A team led by India-origin scientists has developed world’s first full color, ultra-thin and flexible display that is just few microns thick. Scientists say that their revolutionary display is inspired by nature. Generally, displays used in mobile, tv, etc are made of light source and glass plates, also they are rigid and are not foldable. While designing the new display, researcher closely observed animals like chameleons, octopuses and squids that have thin, flexible and color changing skin that doesn’t need any light source and emit its own light.
“All manmade displays – LCD, LED, CRT – are rigid, brittle and bulky. But you look at an octopus, they can create colour on the skin itself covering a complex body contour, and it’s stretchable and flexible,” said Professor Debashis Chanda from the University of Central Florida in US, who led the study.

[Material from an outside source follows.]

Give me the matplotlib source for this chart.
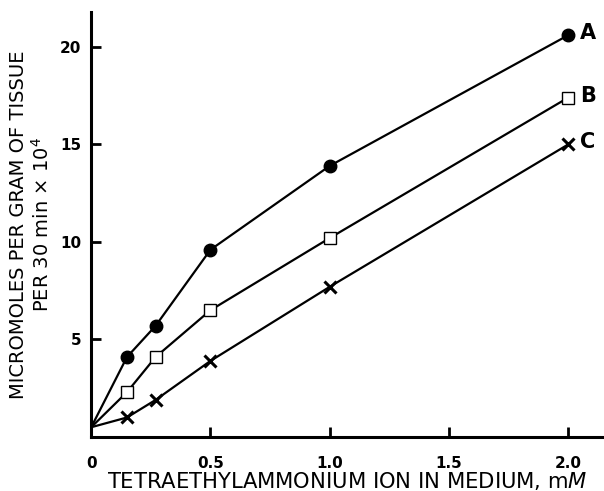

To design the ultra-thin display, researchers took ultra thin crystal molecules sandwiched over a metallic nanostructure shaped like microscopic egg carton. The structure absorbed some light wavelengths and reflected ambient light around it. In addition, the amount of different colors reflected can be controlled by the voltage applied.
While explaining Chanda said that the interaction between crystal molecules and nanostructured metallic surface played a vital role in generating full-color display. The new display is even thinner than the human hair which is about 100 microns thick.
Scientists believe that the new design is far ahead than the previous designs that could only produce limited colors. The research could have major implications in various fields including displays of televisions, computers and even mobile. In fact, scientists believe that with the help this revolutionary study we can design color changing clothes and within a flick of a second we will be able to change clothes depending on different occasions.
Moreover, Chanda said that now his team is working on making the display cost-effective so that it becomes feasible for everyone to use the ultra-thin, flexible and full colored display.
The research appeared in the journal Nature Communications.